Based on a  memoir written by author Jeanette Walls, "The Glass Castle" brings a world of family dysfunction to the forefront. Destin Daniel Cretton directs this true account of a young girl's unconventional up-bringing which leads as the inspiration of the plethora of challenges that plague every dramatic scene of this film.

Brie Larson plays the lead, Jeanette in this film who is engaged to be married to (Max Greenfield) and on the way home from an awkward date night that run into her parents Rose Mary (Naomi Watts) and Rex (Woody Harrelson) who are trash-diving.

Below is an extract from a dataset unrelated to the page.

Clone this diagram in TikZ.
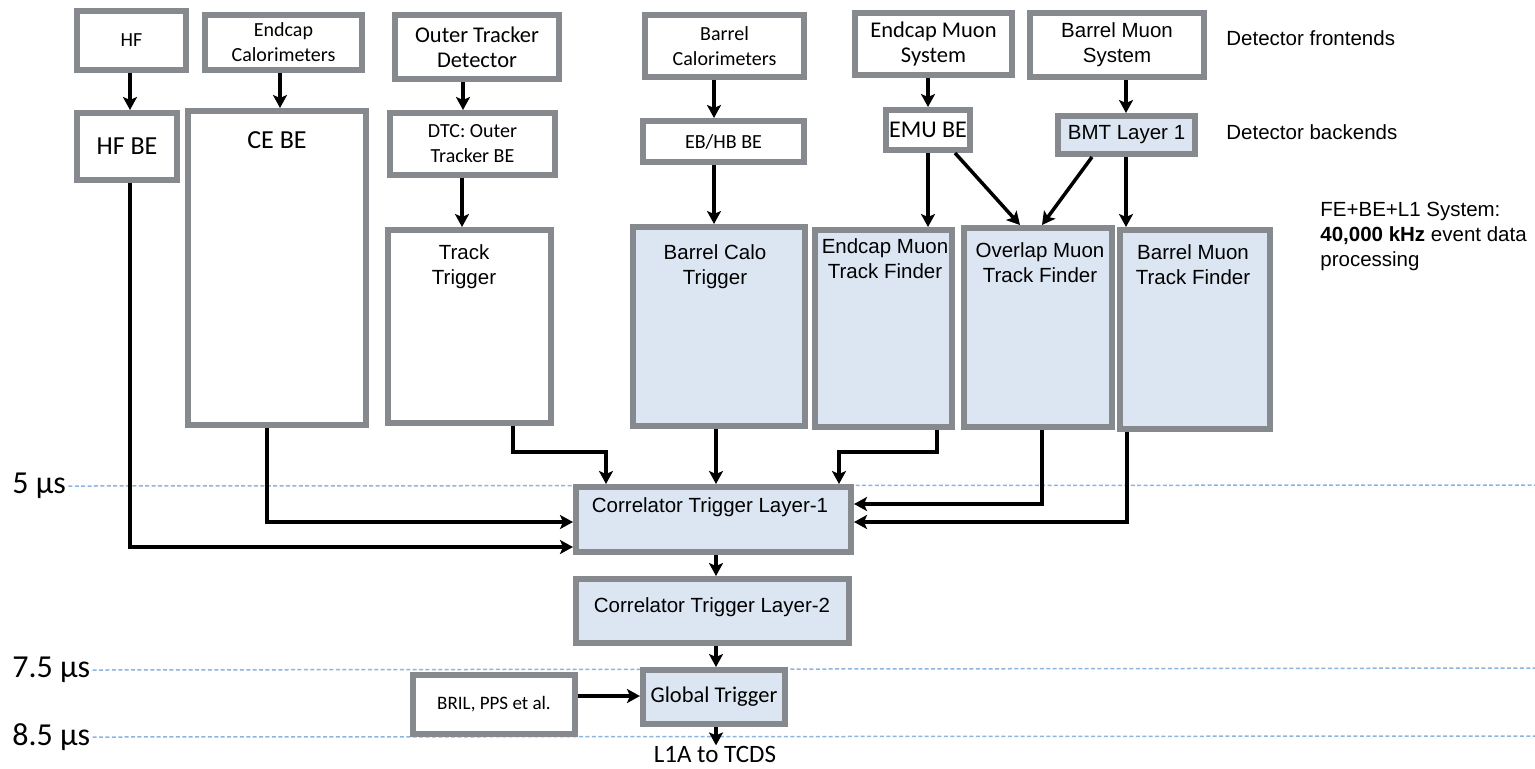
\documentclass[tikz,border=0pt]{standalone}
\usepackage{fontspec}
\setmainfont{Carlito}
\newfontfamily\arialf{Liberation Sans}
\usetikzlibrary{arrows.meta}
\definecolor{boxgray}{RGB}{134,137,141}
\definecolor{boxblue}{RGB}{220,230,242}
\definecolor{dashblue}{RGB}{140,180,225}
\newcommand\fsA{\fontsize{10}{12.5}\selectfont}
\newcommand\fsB{\fontsize{11.25}{12.5}\selectfont}
\newcommand\fsC{\fontsize{13}{15}\selectfont}
\newcommand\fsD{\fontsize{12}{14}\selectfont}
\newcommand\fsE{\fontsize{9.5}{12}\selectfont}
\newcommand\fsF{\fontsize{12.5}{15}\selectfont}
\newcommand\fsG{\fontsize{16}{19}\selectfont}
\newcommand\fsAr{\arialf\fontsize{10.25}{12.5}\selectfont}
\newcommand\dbox[7]{%
  \pgfmathsetmacro\bw{(#4-#2-6)*0.5}%
  \pgfmathsetmacro\bh{(#5-#3-6)*0.5}%
  \node[#6, minimum width=\bw pt, minimum height=\bh pt] (#1) at ({(#2+#4)/2},{(#3+#5)/2}) {#7};%
}
\begin{document}
\begin{tikzpicture}[x=0.5pt,y=-0.5pt,
  wbox/.style={draw=boxgray, line width=3pt, fill=white, inner sep=0pt, align=center, font=\fsA},
  bbox/.style={wbox, fill=boxblue},
  lbl/.style={inner sep=1pt, align=center, font=\fsAr},
  arr/.style={line width=1.75pt, -{Stealth[length=6.5pt,width=7pt,inset=1.5pt]}},
  tline/.style={draw=dashblue, line width=0.75pt, dash pattern=on 2pt off 1.2pt},
  tlab/.style={anchor=west, inner sep=1pt, font=\fsG}]
\useasboundingbox (0,0) rectangle (1535,768);

% time labels and dashed lines
\node[tlab] (t5) at (10,486) {5 µs};
\node[tlab] (t75) at (10,670) {7.5 µs};
\node[tlab] (t85) at (10,737) {8.5 µs};
\draw[tline] (t5.east) -- (1535,485);
\draw[tline] (t75.east) -- (1535,668);
\draw[tline] (t85.east) -- (1535,736);

% frontends
\dbox{hf}{74}{8}{189}{73}{wbox}{HF}
\dbox{ecal}{202}{12}{365}{73}{wbox}{Endcap\\Calorimeters}
\dbox{otd}{392}{12}{562}{82}{wbox,font=\fsB}{Outer Tracker\\Detector}
\dbox{bcal}{642}{12}{807}{80}{wbox}{Barrel\\Calorimeters}
\dbox{emus}{852}{10}{1015}{78}{wbox,font=\fsB}{Endcap Muon\\System}
\dbox{bmus}{1027}{10}{1207}{80}{wbox,font=\fsAr}{Barrel Muon\\System}
% backends
\dbox{hfbe}{74}{110}{180}{183}{wbox,font=\fsC}{HF BE}
\dbox{cebe}{185}{108}{369}{428}{wbox}{}
\dbox{dtc}{387}{110}{558}{178}{wbox}{DTC: Outer\\Tracker BE}
\dbox{ebhb}{640}{118}{807}{165}{wbox}{EB/HB BE}
\dbox{emube}{883}{107}{973}{153}{wbox,font=\fsD}{EMU BE}
\dbox{bmt}{1055}{113}{1198}{157}{bbox,font=\fsAr}{BMT Layer 1}
% trigger processors
\dbox{ttrig}{385}{227}{554}{426}{wbox}{}
\dbox{bct}{630}{224}{808}{429}{bbox}{}
\dbox{emtf}{812}{227}{955}{430}{bbox}{}
\dbox{omtf}{961}{225}{1115}{430}{bbox}{}
\dbox{bmtf}{1117}{227}{1273}{432}{bbox}{}
\dbox{ctl1}{573}{484}{854}{555}{bbox}{}
\dbox{ctl2}{573}{576}{852}{646}{bbox}{}
\dbox{gt}{640}{667}{788}{727}{bbox,font=\fsB}{Global Trigger}
\dbox{bril}{410}{672}{578}{737}{wbox,font=\fsE}{BRIL, PPS et al.}

% labels inside tall boxes
\node[lbl, font=\fsC] (cebet) at (277,140) {CE BE};
\node[lbl] (ttrigt) at (464,267) {Track\\Trigger};
\node[lbl] (bctt) at (715,267) {Barrel Calo\\Trigger};
\node[lbl] (emtft) at (885,259) {Endcap Muon\\Track Finder};
\node[lbl] (omtft) at (1040,263) {Overlap Muon\\Track Finder};
\node[lbl] (bmtft) at (1193,265) {Barrel Muon\\Track Finder};
\node[lbl] (ctl1t) at (710,507) {Correlator Trigger Layer-1};
\node[lbl] (ctl2t) at (712,607) {Correlator Trigger Layer-2};
\node[lbl, font=\fsF, inner sep=0pt] (l1a) at (715,754) {L1A to TCDS};

% side texts
\node[lbl, anchor=west] (dfe) at (1224,38) {Detector frontends};
\node[lbl, anchor=west] (dbe) at (1224,132) {Detector backends};
\node[lbl, anchor=west, align=left] (fesys) at (1318,236) {FE+BE+L1 System:\\\textbf{40,000 kHz} event data\\processing};

% connectors: frontends to backends
\draw[arr] (130,0 |- hf.south) -- (130,0 |- hfbe.north);
\draw[arr] (280,0 |- ecal.south) -- (280,0 |- cebe.north);
\draw[arr] (463,0 |- otd.south) -- (463,0 |- dtc.north);
\draw[arr] (714,0 |- bcal.south) -- (714,0 |- ebhb.north);
\draw[arr] (928,0 |- emus.south) -- (928,0 |- emube.north);
\draw[arr] (1126,0 |- bmus.south) -- (1126,0 |- bmt.north);
% backends to trigger processors
\draw[arr] (462,0 |- dtc.south) -- (462,0 |- ttrig.north);
\draw[arr] (714,0 |- ebhb.south) -- (714,0 |- bct.north);
\draw[arr] (928,0 |- emube.south) -- (928,0 |- emtf.north);
\draw[arr] (955,0 |- emube.south) -- (1020,0 |- omtf.north);
\draw[arr] (1092,0 |- bmt.south) -- (1042,0 |- omtf.north);
\draw[arr] (1126,0 |- bmt.south) -- (1126,0 |- bmtf.north);
% to correlator layer-1
\draw[arr] (130,0 |- hfbe.south) |- (ctl1.west |- 0,547);
\draw[arr] (267,0 |- cebe.south) |- (ctl1.west |- 0,522);
\draw[arr] (513,0 |- ttrig.south) -- (513,452) -| (606,0 |- ctl1.north);
\draw[arr] (716,0 |- bct.south) -- (716,0 |- ctl1.north);
\draw[arr] (937,0 |- emtf.south) -- (937,452) -| (839,0 |- ctl1.north);
\draw[arr] (1042,0 |- omtf.south) |- (ctl1.east |- 0,504);
\draw[arr] (1127,0 |- bmtf.south) |- (ctl1.east |- 0,522);
% downstream
\draw[arr] (716,0 |- ctl1.south) -- (716,0 |- ctl2.north);
\draw[arr] (716,0 |- ctl2.south) -- (716,0 |- gt.north);
\draw[arr] (bril.east |- 0,696) -- (gt.west |- 0,696);
\draw[arr] (716,0 |- gt.south) -- (716,0 |- l1a.north);
\end{tikzpicture}
\end{document}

Not surprised about this, Jeanette proceeds to flashback at the times of her childhood when her siblings and her family would be forced to leave everything after her father's loss of another job. Her father was an alcoholic and in their most dysfunctional times the family would go hungry. She additionally goes back to a time where she was scalded while cooking hot dogs on the stove.

Jeanette also thinks about all the "good times" that she had while growing up such as Christmas time when they children where allowed to pick a star and especially the dream of one day building : A Glass Castle.

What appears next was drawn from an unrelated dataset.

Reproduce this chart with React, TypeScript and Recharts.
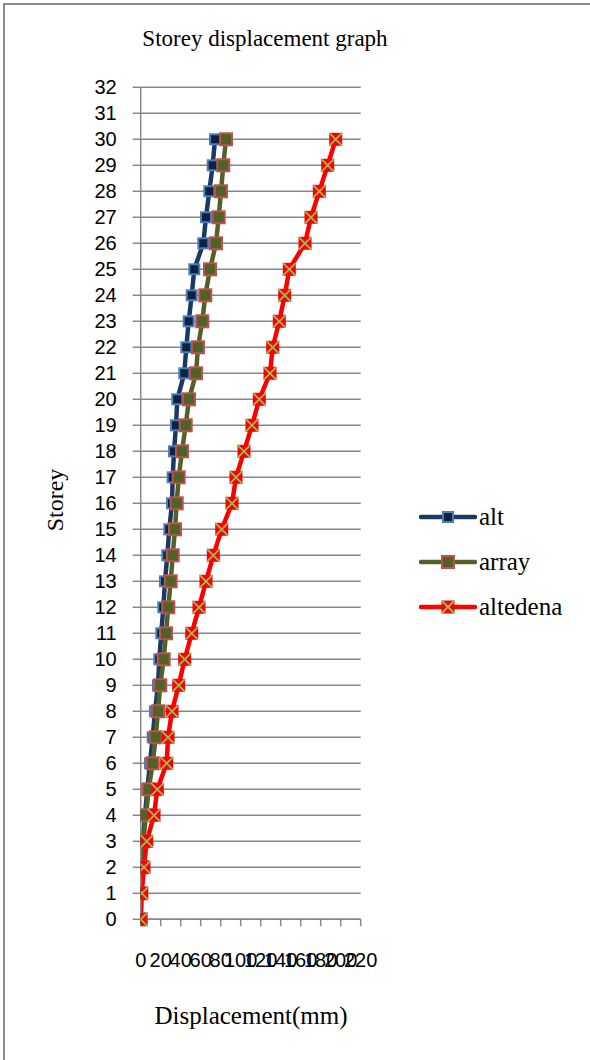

While memories flow and resonate in her mind, Jeanette also finds herself faced with angst when she discovers that her siblings and parents have relocated to New York (The Poverish East Side.) She has moved far beyond (or at least she thinks she has) the days of the past, and has made a posh life for herself in Manhattan as a writer for a gossip column  - she is engaged to be married - although to a total scumbag.

As she sifts through old memories conjured up about the past, she is forced to absorb and accept the things that she has been running away from for so long. She experiences a number of harrowing emotions during these transitions from resentment, rage, depression, love, truth, and yes... hope.

In the end the character is still somewhat impacted by her less than stellar childhood, and the storyline really does have a "messy' ending which proves that even some familiies cannot overcome their demons and what is left are just the peices and fragments of the "good times" to hold on to.

The performances by all of the cast members are dynamic and well-done. Brie Larson does a great job at knocking out the complexities and emotional distress that Jeanette experienced in her real life and Woody Harrelson does amazing at convincing us to be forgivable to the less than likeable alcoholic- side, while allowing the audience to revel in his albeit- pipe dream of building the Glass House.

Hard-core critics will rip this movie apart thread by thread for some of its short-comings in scenery and plot flaws, however - if you are in for a drama that provides you with a non-fantasy stricken perspective of the genuine stark reality of many children's lives, then "The Glass House" certainly delivers just that and it is well worth a watch!